HPC Frontier Lab / CRT-DC runs the Intel High Performance Computing benchmarking cluster called Endeavour. Endeavour is our renown and largest cluster showcasing Intel Architecture supporting deals, development, performance optimization and so much more. We are System integrators of future platforms. We also host other clusters to support HPC, Cloud, Enterprise, and other clusters for Technology, Pathfinding, and Innovation.
The HPC & AI Systems Administrator will be responsible for:
- Providing support and maintenance of large cluster hardware and software for high availability, consistency, and optimized performance.
- Managing various operating systems.
- Supporting Hardware such as rack-mounted servers and workstations.
- supporting the latest Intel HPC data center technologies, including servers, fabric, storage.
- Utilizing their skills in the areas of cluster debugging, Linux scripting, cluster validation tests, server expansion, file system tests and benchmarks
- Serving as a consultant for all projects and customers of the CRT Datacenter, creating and improving methodologies used in the datacenter to enhance the performance, reliability and manageability of the CRT clusters.
The ideal candidate should exhibit the following behavioral skills:
- Relationship management
- Effective influencing
- Agile written and verbal communicator
Minimum qualifications are required to be initially considered for this position.
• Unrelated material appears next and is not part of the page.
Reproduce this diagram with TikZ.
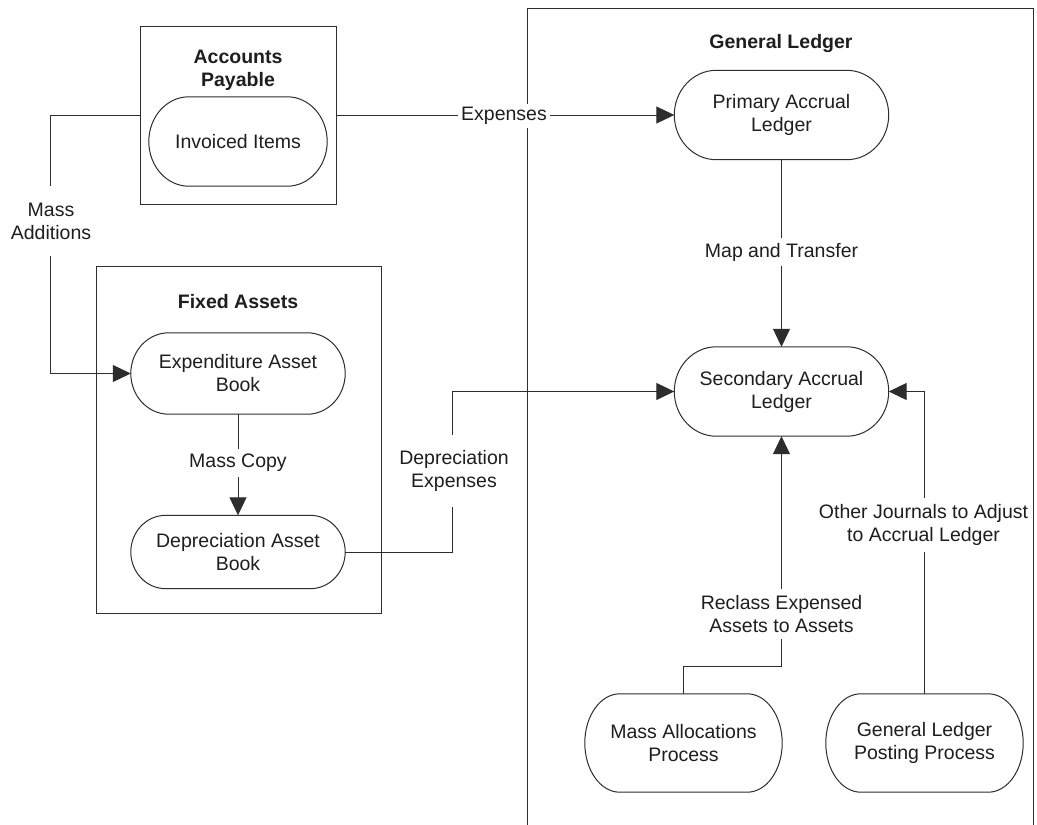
\documentclass[tikz,border=0pt]{standalone}
\usepackage{fontspec}
\setmainfont{Liberation Sans}
\usetikzlibrary{arrows.meta,calc}
\definecolor{ln}{RGB}{45,45,45}
\definecolor{tx}{RGB}{30,30,30}
\newcommand\capsuleoutline[2]{%
  \draw[con,y=1pt] let \p1=(#1.north west), \p2=(#1.south east), \n1={(\y1-\y2)/2} in
    (\x1+#2pt,\y1) -- (\x2-#2pt,\y1)
    arc[start angle=90,end angle=-90,x radius=#2pt,y radius=\n1]
    -- (\x1+#2pt,\y2)
    arc[start angle=270,end angle=90,x radius=#2pt,y radius=\n1] -- cycle;}
\begin{document}
\begin{tikzpicture}[x=1pt,y=-1pt,
  font=\fontsize{19.5}{23}\selectfont,
  grp/.style={draw=ln,line width=1pt,inner sep=0pt},
  capnode/.style={inner sep=0pt,align=center,text=tx},
  ttl/.style={font=\fontsize{19.5}{23}\selectfont\bfseries,align=center,text=tx},
  lbl/.style={fill=white,align=center,text=tx,inner xsep=3pt},
  con/.style={draw=ln,line width=1pt},
  arr/.style={con,-{Triangle[length=18pt,width=17pt]}}]
\useasboundingbox (0,0) rectangle (1037,825);
\clip (0,0) rectangle (1037,825);
\fill[white] (0,0) rectangle (1037,825);

% group boxes
\node[grp,minimum width=196pt,minimum height=178pt] (ap) at (238,115) {};
\node[grp,minimum width=285pt,minimum height=347pt] (fa) at (238.5,439.5) {};
\node[grp,minimum width=506pt,minimum height=840pt,anchor=north west] (gl) at (527,8) {};

% titles
\node[ttl] (tap) at (238,70) {Accounts\\Payable};
\node[ttl] (tfa) at (238,302) {Fixed Assets};
\node[ttl] (tgl) at (781,43) {General Ledger};

% process nodes
\node[capnode,minimum width=178pt,minimum height=89pt] (ii) at (238,141.5) {Invoiced Items};
\node[capnode,minimum width=214pt,minimum height=81pt] (eab) at (238,373.5) {Expenditure Asset\\Book};
\node[capnode,minimum width=214pt,minimum height=73pt] (dab) at (238,552) {Depreciation Asset\\Book};
\node[capnode,minimum width=214pt,minimum height=89pt] (pal) at (781.5,115) {Primary Accrual\\Ledger};
\node[capnode,minimum width=214pt,minimum height=89pt] (sal) at (781.5,391.5) {Secondary Accrual\\Ledger};
\node[capnode,minimum width=197pt,minimum height=98pt] (map) at (683.5,743) {Mass Allocations\\Process};
\node[capnode,minimum width=197pt,minimum height=98pt] (glpp) at (924.5,743) {General Ledger\\Posting Process};

\capsuleoutline{ii}{40}
\capsuleoutline{eab}{38}
\capsuleoutline{dab}{35}
\capsuleoutline{pal}{42}
\capsuleoutline{sal}{42}
\capsuleoutline{map}{35}
\capsuleoutline{glpp}{35}

% connectors
\draw[arr] (ap.west) -- ++(-89,0) |- (eab.west);
\draw[arr] (ap.east) -- (pal.west);
\draw[arr] (pal.south) -- (sal.north);
\draw[arr] (eab.south) -- (dab.north);
\draw[arr] (dab.east) -- ++(107,0) |- (sal.west);
\draw[arr] (map.north) -- ++(0,-27) -| (sal.south);
\draw[arr] (glpp.north) |- (sal.east);

% connector labels
\node[lbl,inner ysep=17pt] (lma) at (51,221) {Mass\\Additions};
\node[lbl,inner ysep=3pt] (lexp) at (504,116) {Expenses};
\node[lbl,inner ysep=5pt] (lmt) at (781.5,252) {Map and Transfer};
\node[lbl,inner ysep=5pt] (lmc) at (238,463) {Mass Copy};
\node[lbl,inner ysep=15pt] (lde) at (454,471) {Depreciation\\Expenses};
\node[lbl,inner ysep=6pt] (loj) at (923.5,525) {Other Journals to Adjust\\to Accrual Ledger};
\node[lbl,inner ysep=6pt] (lrc) at (781.5,614) {Reclass Expensed\\Assets to Assets};
\end{tikzpicture}
\end{document}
Preferred qualifications are in addition to the minimum requirements and are considered a plus factor in identifying top candidates.
- Bachelor's degree in Computer Science, Computer Engineering or any other related field and 4+ years of experience OR Master's degree in Computer Science, Computer Engineering or any other related field and 3+ years of experience
- 3+ years of Linux experience supporting complex servers
- 3+ years of Experience installing and managing the Linux operating systems on a server
- 3+ years of Experience administering a Linux server for multiple users
- 3+ years of experience with managing at least several identical Linux servers in a cluster
- 1+ year of experience with the technical concepts, architecture, systems, development methods, and disciplines associated with the defined program, and utilizes knowledge to accelerate project completion.
- Programming in at least one of the following languages (C, Python or Bash)
- Experience managing cluster systems with 100+ nodes
- Experience with Gigabit Ethernet
- Experience with high performance interconnects, preferably Mellanox InfiniBand or Omni-Path
- Experience managing HPC clusters with discrete GPUs (Nvidia, AMD or Intel)
- Experience with containers (Singularity, Podman, Charliecloud, Docker, Kubernetes, others)
- Experience administering high performance cluster file systems (Lustre, GPFS, others)
- Experience with supporting AI frameworks (TensorFlow, others)
- Experience with Extreme or Cisco network hardware setup and configuration
- Experience with MPI libraries, preferably Intel MPI
- Experience writing HPC application
- Experience with containerization as it pertains to HPC / AI workloads
- Experience with virtualized networks
- Experience managing Cloud based cluster systems
- A+ certification or equivalent experience.
- RHCSA certification or equivalent
- CCENT certification of equivalent
- RHCE certification or equivalent
- CCNA certification or equivalent
Requirements listed would be obtained through a combination of industry relevant job experience, internship experiences and or schoolwork/classes/research.Inside this Business Group
Intel Architecture, Graphics, and Software (IAGS) brings Intel's technical strategy to life. We have embraced the new reality of competing at a product and solution level—not just a transistor one. We take pride in reshaping the status quo and thinking exponentially to achieve what's never been done before. We've also built a culture of continuous learning and persistent leadership that provides opportunities to practice until perfection and filter ambitious ideas into execution.
All qualified applicants will receive consideration for employment without regard to race, color, religion, religious creed, sex, national origin, ancestry, age, physical or mental disability, medical condition, genetic information, military and veteran status, marital status, pregnancy, gender, gender expression, gender identity, sexual orientation, or any other characteristic protected by local law, regulation, or ordinance.